Source: CNRS

Le laboratoire Développement et évolution du système nerveux (CNRS/Ecole Normale Supérieure de Paris) dirigé par Alain Prochiantz, Professeur au Collège de France, en collaboration avec des laboratoires japonais et américain (Professeur Takao Hensch) vient de démontrer que la plasticité du cortex cérébral visuel dépend du passage d'une homéoprotéine (Protéines qui possèdent un homéodomaine, qui leur confère la capacité à se lier à l'ADN sur une séquence spécifique. Elles sont donc localisées dans le noyau cellulaire et ne devraient, à priori, pas pouvoir en sortir) entre différentes cellules. Cette découverte revêt une importance particulière puisque ce mécanisme pourrait concerner plus de 200 protéines de la même famille. Ces résultats ont été publiés le 8 Août 2008 dans la revue Cell.

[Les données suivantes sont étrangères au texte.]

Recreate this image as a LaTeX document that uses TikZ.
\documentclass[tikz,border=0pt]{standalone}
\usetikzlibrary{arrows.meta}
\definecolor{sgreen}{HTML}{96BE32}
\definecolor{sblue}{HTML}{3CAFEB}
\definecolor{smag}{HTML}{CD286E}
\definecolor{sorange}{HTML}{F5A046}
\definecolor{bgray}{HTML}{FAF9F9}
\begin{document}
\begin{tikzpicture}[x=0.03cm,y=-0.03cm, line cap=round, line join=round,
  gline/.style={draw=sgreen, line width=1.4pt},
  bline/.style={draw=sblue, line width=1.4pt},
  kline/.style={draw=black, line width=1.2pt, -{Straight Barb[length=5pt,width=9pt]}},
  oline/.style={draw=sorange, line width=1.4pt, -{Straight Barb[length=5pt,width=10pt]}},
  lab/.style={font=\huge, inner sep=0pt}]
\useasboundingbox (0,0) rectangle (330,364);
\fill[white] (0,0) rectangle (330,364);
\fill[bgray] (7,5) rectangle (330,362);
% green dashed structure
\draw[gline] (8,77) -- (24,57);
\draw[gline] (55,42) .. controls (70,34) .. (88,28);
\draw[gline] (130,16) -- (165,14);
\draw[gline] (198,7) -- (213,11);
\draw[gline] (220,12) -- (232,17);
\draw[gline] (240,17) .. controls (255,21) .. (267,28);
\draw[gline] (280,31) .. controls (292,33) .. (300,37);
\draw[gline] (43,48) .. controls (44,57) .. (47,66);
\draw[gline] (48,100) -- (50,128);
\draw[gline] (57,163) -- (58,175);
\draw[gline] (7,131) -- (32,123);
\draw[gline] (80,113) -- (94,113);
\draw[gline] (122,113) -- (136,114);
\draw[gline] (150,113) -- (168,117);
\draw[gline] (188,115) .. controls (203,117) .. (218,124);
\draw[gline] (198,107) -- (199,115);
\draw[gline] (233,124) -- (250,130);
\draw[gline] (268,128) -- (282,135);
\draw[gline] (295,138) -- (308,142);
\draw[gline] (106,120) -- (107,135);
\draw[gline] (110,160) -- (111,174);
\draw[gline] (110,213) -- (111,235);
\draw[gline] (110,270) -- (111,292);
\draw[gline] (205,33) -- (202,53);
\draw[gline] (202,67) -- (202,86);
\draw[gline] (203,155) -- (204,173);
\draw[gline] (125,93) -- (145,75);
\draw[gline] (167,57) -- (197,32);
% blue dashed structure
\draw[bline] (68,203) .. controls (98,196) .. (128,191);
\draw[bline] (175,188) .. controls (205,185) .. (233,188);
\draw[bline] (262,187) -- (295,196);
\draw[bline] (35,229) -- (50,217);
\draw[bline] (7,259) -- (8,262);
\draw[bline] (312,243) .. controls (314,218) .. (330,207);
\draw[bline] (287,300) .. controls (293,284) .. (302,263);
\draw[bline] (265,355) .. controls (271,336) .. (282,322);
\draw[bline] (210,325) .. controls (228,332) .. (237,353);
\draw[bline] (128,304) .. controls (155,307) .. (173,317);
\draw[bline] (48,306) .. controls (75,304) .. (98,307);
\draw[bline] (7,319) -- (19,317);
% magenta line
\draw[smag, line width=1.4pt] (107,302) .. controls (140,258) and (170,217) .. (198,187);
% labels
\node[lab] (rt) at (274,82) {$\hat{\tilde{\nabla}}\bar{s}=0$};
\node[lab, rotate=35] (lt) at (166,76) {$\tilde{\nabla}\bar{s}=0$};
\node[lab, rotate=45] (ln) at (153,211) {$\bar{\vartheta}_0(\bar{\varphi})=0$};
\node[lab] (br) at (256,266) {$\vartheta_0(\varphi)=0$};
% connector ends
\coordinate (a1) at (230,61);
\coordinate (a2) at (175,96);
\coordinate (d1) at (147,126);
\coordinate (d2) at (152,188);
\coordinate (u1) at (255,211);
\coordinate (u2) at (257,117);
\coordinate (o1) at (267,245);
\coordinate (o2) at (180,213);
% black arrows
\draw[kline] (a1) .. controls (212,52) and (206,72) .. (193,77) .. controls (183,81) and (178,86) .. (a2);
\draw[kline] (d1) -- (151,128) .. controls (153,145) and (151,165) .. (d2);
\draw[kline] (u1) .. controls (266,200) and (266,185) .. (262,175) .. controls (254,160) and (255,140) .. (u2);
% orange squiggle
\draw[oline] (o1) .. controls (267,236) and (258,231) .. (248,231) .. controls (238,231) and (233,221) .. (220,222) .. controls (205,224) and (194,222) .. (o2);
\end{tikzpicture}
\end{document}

Le cerveau en développement possède une étonnante capacité à organiser ses voies nerveuses en réponse à l'expérience sensorielle. Cette plasticité cérébrale est particulièrement forte au cours de périodes critiques du développement, essentiellement après la naissance. Ainsi, au cours de la période critique pour le développement de la vision binoculaire, les stimulations visuelles en provenance des deux yeux participent au modelage du cortex visuel (Le cortex visuel occupe le lobe occipital du cerveau et traite les informations visuelles relayées par la rétine et le thalamus). En cas de privation des stimuli visuels en provenance d'un oeil, cet oeil devient sous-représenté au niveau cortical, au bénéfice de l'oeil resté actif. Passé cette période de plasticité, les modifications anatomiques sont quasiment irréversibles, même si l'oeil occlus est rouvert.

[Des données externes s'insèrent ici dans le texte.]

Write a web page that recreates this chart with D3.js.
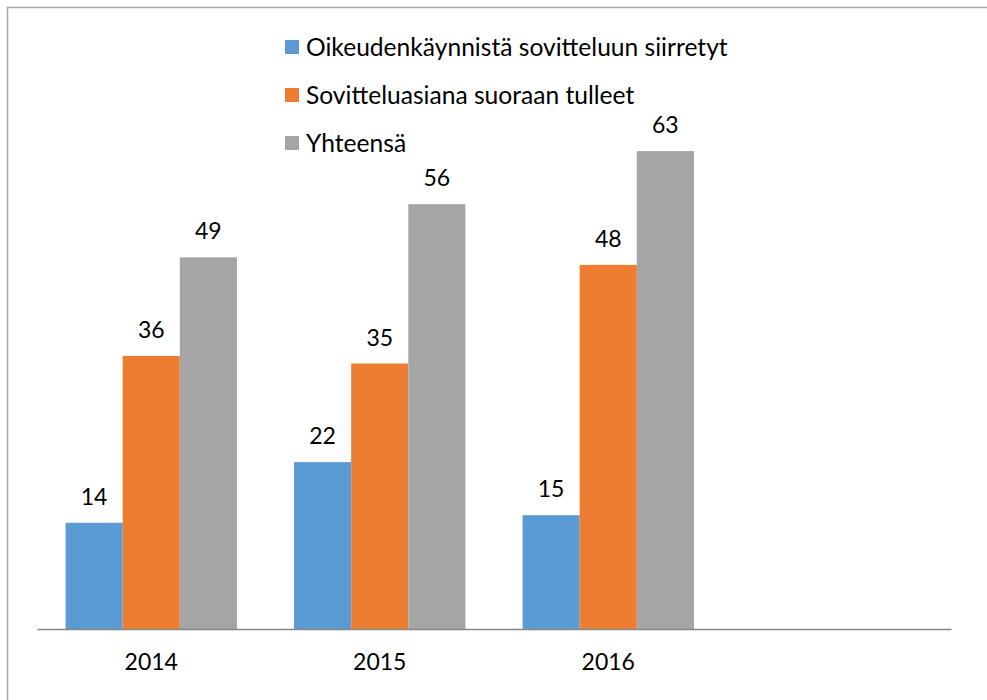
<!DOCTYPE html>
<html>
<head>
<meta charset="utf-8">
<script src="https://cdn.jsdelivr.net/npm/d3@7"></script>
<style>
  body { margin: 0; background: #fff; }
  svg { display: block; font-family: Lato, "Open Sans", sans-serif; }
</style>
</head>
<body>
<div id="chart"></div>
<script>
// data
var years  = ["2014", "2015", "2016", ""]
var series = ["Oikeudenkäynnistä sovitteluun siirretyt", "Sovitteluasiana suoraan tulleet", "Yhteensä"]
var siirretyt = [14, 22, 15]
var suoraan   = [36, 35, 48]
var yhteensa  = [49, 56, 63]
var colors    = ["#5b9bd5", "#ed7d31", "#a5a5a5"]

var values = [siirretyt, suoraan, yhteensa]
var rows = years.slice(0, 3).map(function (y, i) {
  return { year: y, vals: values.map(v => v[i]) }
})

var width = 987, height = 700
var svg = d3.select("#chart").append("svg")
  .attr("width", width)
  .attr("height", height)

// outer frame (left/top only visible)
svg.append("rect")
  .attr("x", 7.5).attr("y", 7.5)
  .attr("width", 1100).attr("height", 800)
  .attr("fill", "none")
  .attr("stroke", "#a6a6a6")
  .attr("stroke-width", 1.5)

var x = d3.scaleBand()
  .domain(years)
  .range([37, 951])

var x1 = d3.scaleBand()
  .domain(d3.range(series.length))
  .range([0, x.bandwidth()])
  .paddingInner(0)
  .paddingOuter(0.5)

var y = d3.scaleLinear()
  .domain([0, 70])
  .range([629, 98])

var groups = svg.selectAll("g.year").data(rows)
  .enter().append("g")
  .attr("class", "year")
  .attr("transform", d => `translate(${x(d.year)},0)`)

groups.selectAll("rect").data(d => d.vals)
  .enter().append("rect")
  .attr("x", (d, i) => x1(i))
  .attr("y", d => y(d))
  .attr("width", x1.bandwidth())
  .attr("height", d => y(0) - y(d))
  .attr("fill", (d, i) => colors[i])

groups.selectAll("text").data(d => d.vals)
  .enter().append("text")
  .attr("x", (d, i) => x1(i) + x1.bandwidth() / 2)
  .attr("y", d => y(d) - 18)
  .attr("text-anchor", "middle")
  .style("font-size", "23px")
  .attr("fill", "#000")
  .text(d => d)

// x axis
var xAxis = svg.append("g")
  .attr("transform", `translate(0,${y(0)})`)
  .call(d3.axisBottom(x).tickSize(0).tickPadding(25))
xAxis.select(".domain").attr("stroke", "#868686").attr("stroke-width", 1.5)
xAxis.selectAll("text")
  .style("font-size", "23px")
  .style("font-family", "Lato, sans-serif")
  .attr("fill", "#000")

// legend
var legend = svg.selectAll(".legend").data(series)
  .enter().append("g")
  .attr("class", "legend")
  .attr("transform", (d, i) => `translate(285,${47 + i * 48})`)

legend.append("rect")
  .attr("x", 0).attr("y", -7)
  .attr("width", 14).attr("height", 14)
  .attr("fill", (d, i) => colors[i])

legend.append("text")
  .attr("x", 21)
  .attr("y", 0)
  .attr("dy", "0.35em")
  .style("font-size", "24.6px")
  .attr("fill", "#000")
  .text(d => d)
</script>
</body>
</html>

L'hypothèse, proposée par l'équipe d'Alain Prochiantz dès 1991, selon laquelle certaines protéines nucléaires, les homéoprotéines, pourraient s'échanger d'une cellule à une autre, constitue une innovation de grande portée théorique. Plus pragmatiquement, cette équipe a identifié des mécanismes originaux d'entrée et de sortie de ces protéines, et en a tiré des applications biotechnologiques. Aujourd'hui, en collaboration avec un laboratoire de l'Institut Riken (Japon) et un laboratoire de Harvard Medical School (USA), l'équipe vient de découvrir une fonction physiologique reliée à ce mécanisme original: le transfert d'une homéoprotéine régule la plasticité du cortex visuel binoculaire de la souris.

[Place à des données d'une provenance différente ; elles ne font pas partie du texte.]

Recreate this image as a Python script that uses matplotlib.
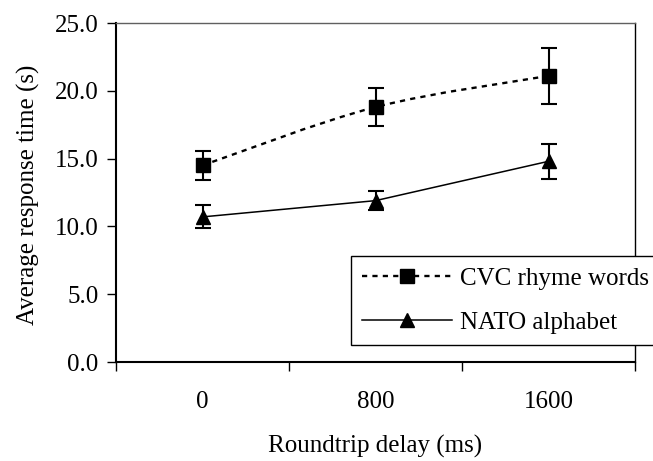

Dans le cas présent, c'est l'action de l'homéoprotéine Otx2 sur certaines cellules du cortex visuel qui a été mise en évidence. En effet, cette protéine particulière, synthétisée dans une autre partie du cerveau, vraisemblablement à un niveau sous-cortical (possiblement même dans la rétine), mais capturée par ces cellules provoque leur maturation. Or c'est cette maturation qui est à l'origine de l'ouverture puis, vingt jours plus tard (chez la souris), de la fermeture de cette période de plasticité visuelle.

Ces travaux suggèrent que le transfert de l'homéoprotéine Otx2, ou au contraire un défaut de ce transfert, pourrait être une des causes du déséquilibre du traitement des informations visuelles à l'origine de l'amblyopie (baisse de l'acuité visuelle due à une expérience visuelle anormale pendant les premiers mois de la vie).